Sen. Paul Bettencourt, a Houston Republican who wrote the legislation, said he has received consistent feedback from Texans about a lack of public oversight in county appraisal districts.


“The main complaint was that taxpayers weren’t being listened to,” Bettencourt said.

County appraisal districts were created in 1979, when lawmakers approved SB 621 to rein in a chaotic property tax system. At the time, each taxing entity could issue independent property valuations, and over 3,000 separate tax offices existed across the state.
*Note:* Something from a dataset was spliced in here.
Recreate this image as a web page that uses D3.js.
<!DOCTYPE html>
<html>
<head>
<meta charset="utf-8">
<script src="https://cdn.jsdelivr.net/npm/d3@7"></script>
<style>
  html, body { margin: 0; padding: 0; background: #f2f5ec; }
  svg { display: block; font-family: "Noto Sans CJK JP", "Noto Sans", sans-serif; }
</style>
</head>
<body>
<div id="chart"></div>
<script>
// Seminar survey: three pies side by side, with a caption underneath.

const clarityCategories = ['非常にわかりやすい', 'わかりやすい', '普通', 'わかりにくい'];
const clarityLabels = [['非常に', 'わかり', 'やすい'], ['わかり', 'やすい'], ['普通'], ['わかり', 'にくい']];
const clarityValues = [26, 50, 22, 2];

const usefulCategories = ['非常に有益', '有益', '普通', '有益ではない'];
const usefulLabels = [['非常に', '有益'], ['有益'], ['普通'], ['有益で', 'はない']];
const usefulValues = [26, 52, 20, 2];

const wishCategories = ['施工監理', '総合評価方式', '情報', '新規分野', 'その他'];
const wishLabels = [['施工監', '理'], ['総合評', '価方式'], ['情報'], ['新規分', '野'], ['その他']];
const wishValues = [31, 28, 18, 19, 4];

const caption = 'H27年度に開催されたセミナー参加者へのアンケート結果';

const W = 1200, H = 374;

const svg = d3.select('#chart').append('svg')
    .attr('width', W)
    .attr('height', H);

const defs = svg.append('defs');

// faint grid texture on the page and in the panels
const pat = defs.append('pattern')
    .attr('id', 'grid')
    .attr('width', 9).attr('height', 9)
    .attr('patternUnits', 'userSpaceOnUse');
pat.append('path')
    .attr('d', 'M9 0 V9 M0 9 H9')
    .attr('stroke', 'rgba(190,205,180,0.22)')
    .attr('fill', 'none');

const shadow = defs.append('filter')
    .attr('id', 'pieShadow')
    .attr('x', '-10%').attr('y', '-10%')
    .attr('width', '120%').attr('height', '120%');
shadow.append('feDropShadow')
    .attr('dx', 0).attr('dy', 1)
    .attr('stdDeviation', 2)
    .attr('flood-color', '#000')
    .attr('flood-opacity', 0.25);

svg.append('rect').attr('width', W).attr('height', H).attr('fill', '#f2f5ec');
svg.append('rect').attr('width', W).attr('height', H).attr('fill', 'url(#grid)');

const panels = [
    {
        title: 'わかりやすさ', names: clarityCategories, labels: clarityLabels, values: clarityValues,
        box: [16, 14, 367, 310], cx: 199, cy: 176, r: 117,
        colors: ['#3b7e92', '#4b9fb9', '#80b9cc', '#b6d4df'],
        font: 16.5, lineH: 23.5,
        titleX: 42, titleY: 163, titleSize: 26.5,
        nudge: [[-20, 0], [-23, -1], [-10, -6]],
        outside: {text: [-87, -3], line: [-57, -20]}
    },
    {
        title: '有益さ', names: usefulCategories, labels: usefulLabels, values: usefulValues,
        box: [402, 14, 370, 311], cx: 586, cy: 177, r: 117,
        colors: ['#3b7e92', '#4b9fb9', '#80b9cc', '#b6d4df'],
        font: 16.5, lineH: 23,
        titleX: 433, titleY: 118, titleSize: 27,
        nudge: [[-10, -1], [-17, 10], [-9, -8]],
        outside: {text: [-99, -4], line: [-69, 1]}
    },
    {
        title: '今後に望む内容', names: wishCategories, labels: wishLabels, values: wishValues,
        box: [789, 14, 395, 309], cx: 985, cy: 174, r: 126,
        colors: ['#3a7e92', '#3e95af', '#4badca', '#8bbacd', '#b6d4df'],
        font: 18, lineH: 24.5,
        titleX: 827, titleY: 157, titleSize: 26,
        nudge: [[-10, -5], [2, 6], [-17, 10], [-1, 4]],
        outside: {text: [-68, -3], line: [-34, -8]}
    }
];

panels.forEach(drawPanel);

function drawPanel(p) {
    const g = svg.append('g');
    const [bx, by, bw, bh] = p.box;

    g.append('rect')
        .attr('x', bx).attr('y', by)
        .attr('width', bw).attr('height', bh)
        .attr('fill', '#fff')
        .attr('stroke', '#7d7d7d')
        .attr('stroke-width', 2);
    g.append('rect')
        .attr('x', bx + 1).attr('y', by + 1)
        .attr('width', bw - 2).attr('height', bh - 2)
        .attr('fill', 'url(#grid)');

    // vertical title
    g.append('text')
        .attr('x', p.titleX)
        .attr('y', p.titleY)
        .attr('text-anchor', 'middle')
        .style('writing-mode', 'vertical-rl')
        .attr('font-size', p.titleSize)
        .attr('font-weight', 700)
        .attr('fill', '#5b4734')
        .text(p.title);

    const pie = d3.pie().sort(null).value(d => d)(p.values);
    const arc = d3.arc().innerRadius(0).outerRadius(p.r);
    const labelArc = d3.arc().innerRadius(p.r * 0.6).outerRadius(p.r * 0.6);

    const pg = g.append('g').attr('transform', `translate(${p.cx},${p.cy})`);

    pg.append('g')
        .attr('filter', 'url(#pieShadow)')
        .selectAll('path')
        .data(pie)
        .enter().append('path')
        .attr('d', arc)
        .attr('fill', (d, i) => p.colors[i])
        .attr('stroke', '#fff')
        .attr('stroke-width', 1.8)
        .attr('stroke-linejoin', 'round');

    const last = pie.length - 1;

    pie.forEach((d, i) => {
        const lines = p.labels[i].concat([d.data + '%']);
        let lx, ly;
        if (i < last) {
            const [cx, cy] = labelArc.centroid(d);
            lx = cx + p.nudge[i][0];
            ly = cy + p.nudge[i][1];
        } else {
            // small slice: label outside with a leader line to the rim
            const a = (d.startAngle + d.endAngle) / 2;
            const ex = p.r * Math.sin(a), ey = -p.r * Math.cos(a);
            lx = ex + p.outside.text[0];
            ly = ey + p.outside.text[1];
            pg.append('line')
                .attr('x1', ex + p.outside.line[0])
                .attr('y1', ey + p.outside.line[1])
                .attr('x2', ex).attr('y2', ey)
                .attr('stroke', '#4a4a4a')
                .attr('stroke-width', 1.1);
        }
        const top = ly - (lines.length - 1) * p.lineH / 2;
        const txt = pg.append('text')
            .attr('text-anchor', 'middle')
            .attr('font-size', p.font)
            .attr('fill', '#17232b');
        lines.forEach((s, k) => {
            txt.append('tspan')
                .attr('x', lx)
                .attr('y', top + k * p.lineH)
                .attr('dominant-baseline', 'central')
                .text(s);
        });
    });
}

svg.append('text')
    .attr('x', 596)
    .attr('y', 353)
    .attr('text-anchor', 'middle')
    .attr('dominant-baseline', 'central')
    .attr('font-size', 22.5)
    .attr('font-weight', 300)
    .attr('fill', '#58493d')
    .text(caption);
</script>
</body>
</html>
“One of the main reasons for that massive change [in 1979] was to remove any political pressure from the appraisal process,” said Brent South, the chief appraiser for Hunt County in northeast Texas and the legislative director for the Texas Association of Appraisal Districts. “And there's always that concern that elected board members or elected chief appraisers just brings politics and political pressure right back into the system.”

Holding an election is expensive—and local appraisal districts have to foot the bill, South said. Officials in Harris County, the largest in Texas, told Community Impact the new election would cost about $4.1 million.
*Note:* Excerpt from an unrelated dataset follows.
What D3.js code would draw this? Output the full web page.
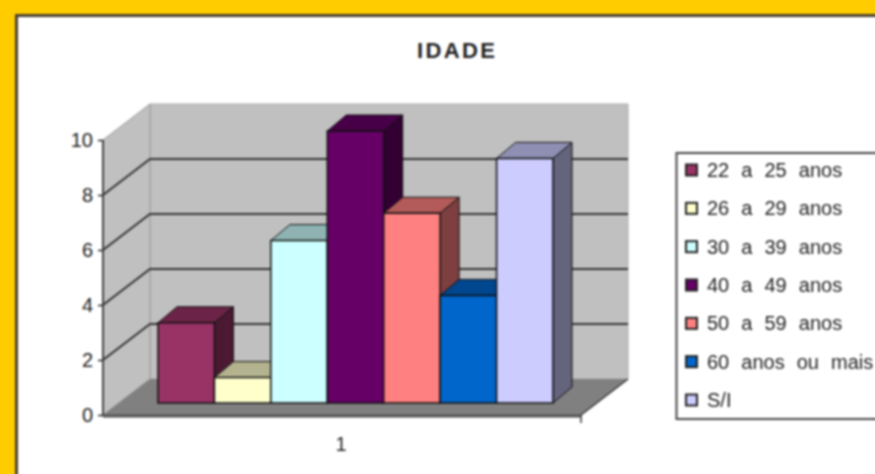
<!DOCTYPE html>
<html>
<head>
<meta charset="utf-8">
<style>
  html, body { margin: 0; padding: 0; background: #fff; overflow: hidden; }
  text { font-family: "Liberation Sans", Arial, sans-serif; fill: #222; }
  #soft { filter: blur(0.9px); }
</style>
<script src="https://cdn.jsdelivr.net/npm/d3@7"></script>
</head>
<body>
<svg id="chart" width="875" height="474"></svg>
<script>
const categories = ['22 a 25 anos', '26 a 29 anos', '30 a 39 anos', '40 a 49 anos', '50 a 59 anos', '60 anos ou mais', 'S/I']
const values = [3, 1, 6, 10, 7, 4, 9]
const colors = ['#993366', '#ffffcc', '#ccffff', '#660066', '#ff8080', '#0066cc', '#ccccff']
const yTicks = [0, 2, 4, 6, 8, 10]
const xLabel = '1'
const title = 'IDADE'

const svg = d3.select('#chart')

// the picture is a blurry screenshot, so everything goes in one soft group
const g = svg.append('g').attr('id', 'soft')

// frame
g.append('rect').attr('x', -5).attr('y', -5).attr('width', 890).attr('height', 490).attr('fill', '#ffcc00')
g.append('rect').attr('x', 16.5).attr('y', 15.5).attr('width', 870).attr('height', 470)
  .attr('fill', '#fff').attr('stroke', '#4a4030').attr('stroke-width', 3)

g.append('text').attr('x', 417).attr('y', 58)
  .attr('font-size', 22).attr('font-weight', 'bold')
  .attr('textLength', 78).text(title)

// axis scale for the front edge, the back wall is the same thing shifted by depth
const depthX = 47
const depthY = -36
const y = d3.scaleLinear().domain([0, 10]).range([415, 140])
const left = 103
const right = 581

const poly = (pts, fill, stroke) => g.append('polygon')
  .attr('points', pts.map(p => p.join(',')).join(' '))
  .attr('fill', fill).attr('stroke', stroke || 'none')

// walls and floor
poly([[left + depthX, y(10) + depthY], [right + depthX, y(10) + depthY], [right + depthX, y(0) + depthY], [left + depthX, y(0) + depthY]], '#c0c0c0', '#aaa')
poly([[left, y(10)], [left + depthX, y(10) + depthY], [left + depthX, y(0) + depthY], [left, y(0)]], '#c0c0c0', '#999')
poly([[left, y(0)], [right, y(0)], [right + depthX, y(0) + depthY], [left + depthX, y(0) + depthY]], '#808080')

// gridlines
yTicks.filter(t => t > 0 && t < 10).forEach(t => {
  g.append('path')
    .attr('d', d3.line()([[left, y(t)], [left + depthX, y(t) + depthY], [right + depthX, y(t) + depthY]]))
    .attr('fill', 'none').attr('stroke', '#333').attr('stroke-width', 2)
})

// front axis
g.append('path').attr('d', d3.line()([[left, y(10)], [left, y(0)]]))
  .attr('fill', 'none').attr('stroke', '#444').attr('stroke-width', 2)
g.append('path').attr('d', d3.line()([[left, y(0) + 1], [right, y(0) + 1]]))
  .attr('fill', 'none').attr('stroke', '#555').attr('stroke-width', 3)
g.append('path').attr('d', d3.line()([[right, y(0) + 8], [right, y(0)], [right + depthX, y(0) + depthY]]))
  .attr('fill', 'none').attr('stroke', '#333').attr('stroke-width', 1.5)

const yAxis = g.append('g').attr('transform', `translate(${left},0)`)
  .call(d3.axisLeft(y).tickValues(yTicks).tickSize(5).tickPadding(5))
yAxis.select('.domain').remove()
yAxis.selectAll('line').attr('stroke', '#222').attr('stroke-width', 1.5)
yAxis.selectAll('text').attr('font-size', 20)

g.append('text').attr('x', 341).attr('y', 451).attr('text-anchor', 'middle')
  .attr('font-size', 20).text(xLabel)

// bars, front face sits in from the floor edge
const barBase = 403
const barX = d3.scaleBand().domain(categories).range([158, 553])
const barY = d3.scaleLinear().domain([0, 10]).range([405, 131])
const barDepthX = 19
const barDepthY = -16
const shade = (c, k) => d3.rgb(c).darker(k).formatHex()

categories.forEach((cat, i) => {
  const x0 = barX(cat)
  const x1 = x0 + barX.bandwidth()
  const top = barY(values[i])
  const edge = '#111'
  poly([[x1, barBase], [x1 + barDepthX, barBase + barDepthY], [x1 + barDepthX, top + barDepthY], [x1, top]], shade(colors[i], 2), edge)
  poly([[x0, top], [x0 + barDepthX, top + barDepthY], [x1 + barDepthX, top + barDepthY], [x1, top]], shade(colors[i], 1), edge)
  poly([[x0, barBase], [x0, top], [x1, top], [x1, barBase]], colors[i], edge).attr('stroke-width', 1.5)
})

// legend
const legendY = d3.scalePoint().domain(categories).range([170, 400])
g.append('rect').attr('x', 676.5).attr('y', 153).attr('width', 220).attr('height', 266)
  .attr('fill', '#fff').attr('stroke', '#444').attr('stroke-width', 2)
categories.forEach((cat, i) => {
  g.append('rect').attr('x', 686).attr('y', legendY(cat) - 5.5).attr('width', 11).attr('height', 11)
    .attr('fill', colors[i]).attr('stroke', '#222').attr('stroke-width', 2)
  g.append('text').attr('x', 707).attr('y', legendY(cat) + 7).attr('font-size', 20)
    .attr('word-spacing', 6.5).text(cat)
})
</script>
</body>
</html>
“So here we are with a bill that was passed by the Legislature and the main purpose of the bill was for property tax relief,” South said. “Yet, it has something in it that creates an additional cost to the taxpayers. It's paid out of the appraisal district budget, which is taxpayer dollars.”

South said lawmakers did not consult TAAD when creating the new requirements for appraisal boards, but he hopes to work together during future legislative sessions.

“I know they want to have transparency in the process, and we’re all about transparency,” South said. “I just think if we can work with them and have a little bit more input moving forward, we can come up with a better approach to provide that transparency at a lower cost for the taxpayers.”